そのやり方と言うのが、彼らのテレビで行う「また見たくなるパフォーマンス」にあります。

ゴールデン・ボンバーは曲以上に、演奏中の演出が魅力です。

同じ曲でも、出演者や番組によって間奏のネタ(演出)を変えます。

そのため、一度でも面白いなと思った人がたら、Youtubeなどで別の番組を調べていろいろな演出を見ているうちに、自然と曲自体が好きになってしまう効果があるのです。

 

次に面白いと思ったのは、星野源の「恋」です。

ガッキーが主演の「逃げるは恥だが役に立つ」のエンディングテーマで起用されたこの曲は、「恋ダンス」とともに話題になりました。

恋ダンス」は見ていて楽しいだけでなく、多くの人が踊ろうとし、その動画を見ようとアクセスします。

そうすると必然的に曲を聞く回数が増えて、好きになってしまう。

また、見ていて飽きないダンスなので、ネットで恋ダンスを調べるほどの熱中度合いではなくとも、エンディングでは毎回「恋」が流れ、それを「ながら聞き」していれば自ずと耳に残ります。

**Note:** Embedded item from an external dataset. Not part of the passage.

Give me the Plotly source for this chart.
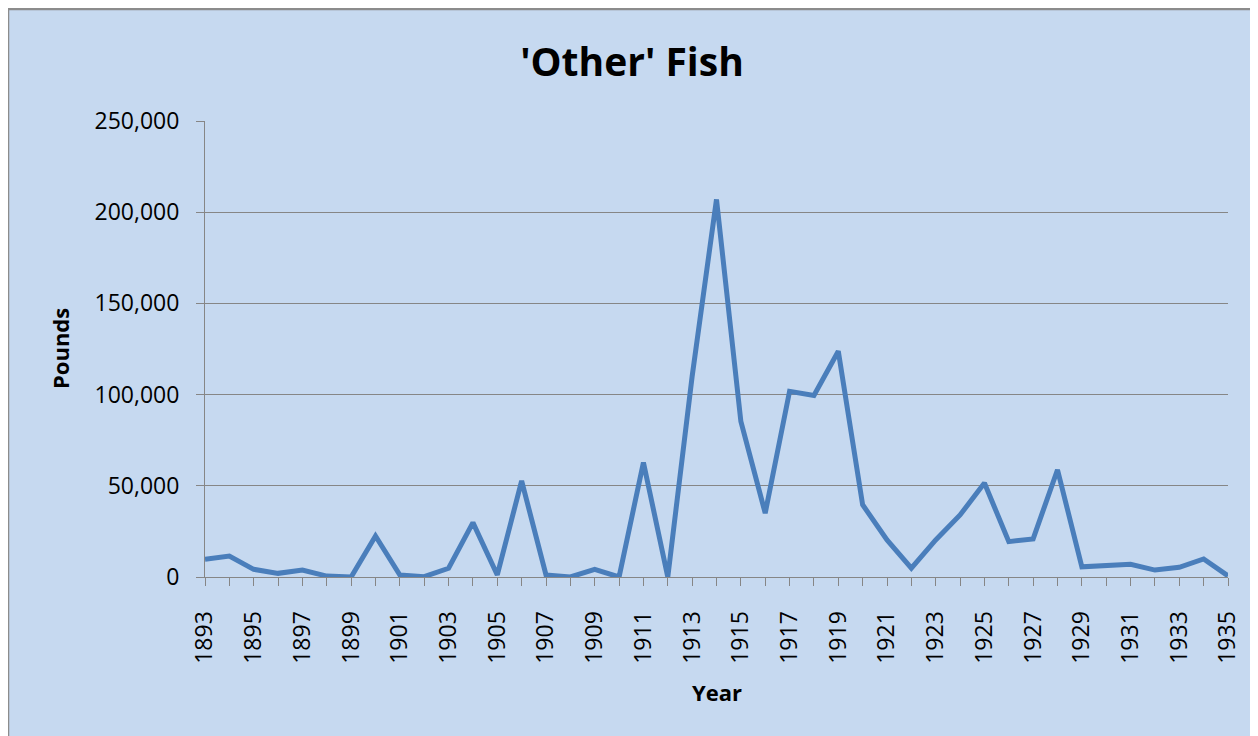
import plotly.graph_objects as go

years = list(range(1893, 1936))
pounds = [9700, 11500, 4200, 2000, 3800, 500, 0, 22500, 1100, 200,
          4800, 29800, 1100, 52700, 1100, 0, 4200, 0, 62800, 0,
          110000, 207000, 85300, 35000, 101800, 99500, 123800, 39600, 20300, 4800,
          20300, 34000, 51500, 19400, 20900, 58800, 5600, 6200, 7000, 3800,
          5300, 9900, 600]

title_text = "'Other' Fish"
x_title = "Year"
y_title = "Pounds"

# page body has an 8px margin, so figure coords = screen coords - 8
OFF = 8
W, H = 1258 - OFF, 736 - OFF
L, R, T, B = 205 - OFF, 1228 - OFF, 121 - OFF, 577 - OFF
pw, ph = R - L, B - T

bg = "#C6D9F0"
grid = "#868686"
font = "Open Sans, Liberation Sans, sans-serif"

fig = go.Figure()
fig.add_trace(go.Scatter(x=years, y=pounds, mode="lines",
                         line=dict(color="#4A7EBB", width=5),
                         hoverinfo="x+y", showlegend=False))

fig.update_layout(
    width=W, height=H,
    margin=dict(l=L, r=W - R, t=T, b=H - B, pad=0),
    paper_bgcolor="white",
    plot_bgcolor="white",
    title=dict(text="<b>" + title_text + "</b>", x=(632 - OFF) / W, xref="container",
               xanchor="center", y=1 - (62 - OFF) / H, yanchor="middle",
               font=dict(family=font, size=39, color="black")),
    font=dict(family=font, color="black"),
    shapes=[dict(type="rect", xref="paper", yref="paper", layer="below",
                 x0=(8 - OFF - L) / pw, x1=(1255 - OFF - L) / pw,
                 y0=(B - 780) / ph, y1=(B - (9 - OFF)) / ph,
                 fillcolor=bg, line=dict(color="#8C8C8C", width=2.5))],
    annotations=[
        dict(text="<b>" + y_title + "</b>", xref="paper", yref="paper",
             x=(60 - OFF - L) / pw, y=(B - (349 - OFF)) / ph, textangle=-90,
             showarrow=False, xanchor="center", yanchor="middle",
             font=dict(family=font, size=22, color="black")),
        dict(text="<b>" + x_title + "</b>", xref="paper", yref="paper",
             x=(717 - OFF - L) / pw, y=(B - (692 - OFF)) / ph,
             showarrow=False, xanchor="center", yanchor="middle",
             font=dict(family=font, size=22, color="black")),
    ],
)

fig.update_xaxes(range=[1893, 1935], tick0=1893, dtick=2,
                 tickangle=-90, ticks="outside", ticklen=8, tickcolor=grid,
                 tickfont=dict(family=font, size=23, color="black"),
                 showgrid=False, showline=True, linecolor=grid, linewidth=1,
                 zeroline=False, ticklabelstandoff=16,
                 minor=dict(dtick=1, tick0=1893, ticks="outside", ticklen=8,
                            tickcolor=grid, showgrid=False))
fig.update_yaxes(range=[0, 250000], dtick=50000, tickformat=",d",
                 ticks="outside", ticklen=8, tickcolor=grid,
                 tickfont=dict(family=font, size=23, color="black"),
                 showgrid=True, gridcolor=grid, gridwidth=1,
                 showline=True, linecolor=grid, linewidth=1,
                 zeroline=False, ticklabelstandoff=12)

fig.write_html("out.html")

こういう意味で「恋」も自然と好きにさせる仕掛けが働いた曲であるといえるでしょう。

 

僕が直近で一番面白いと思ったのは泣きWebというページで紹介された(http://www.nakiweb.com/)安田レイさんの「きみのうた」です。

これはページ下部についている再生ボタンをクリックし音楽を流すとウェブページが動き出し、あらゆる箇所に仕込まれたファクターが涙を流し始めます。

そして、記事全体に曲の歌詞がちりばめられている。

この仕掛けがあまりに細かく作られているため、思わず何度も見返してしまいます。

そして、それらの仕掛けは曲と同時に展開するため、ついつい何度も音楽を聴いてしまう。

ウェブの仕掛けを追いかけて再生しているうちに、気がついたら曲自体が好きになってしまう。

 

こうした例はまだまだ他にも多く存在すると思うのですが、楽曲を売るという上で、これから不可欠になるやり方であるように思います。

回数をみるうちに好きになっている。

そういう売り出し方をしているアーティストの事例を今後も集めて、パターン集みたいなものが作りたいなあと思っています。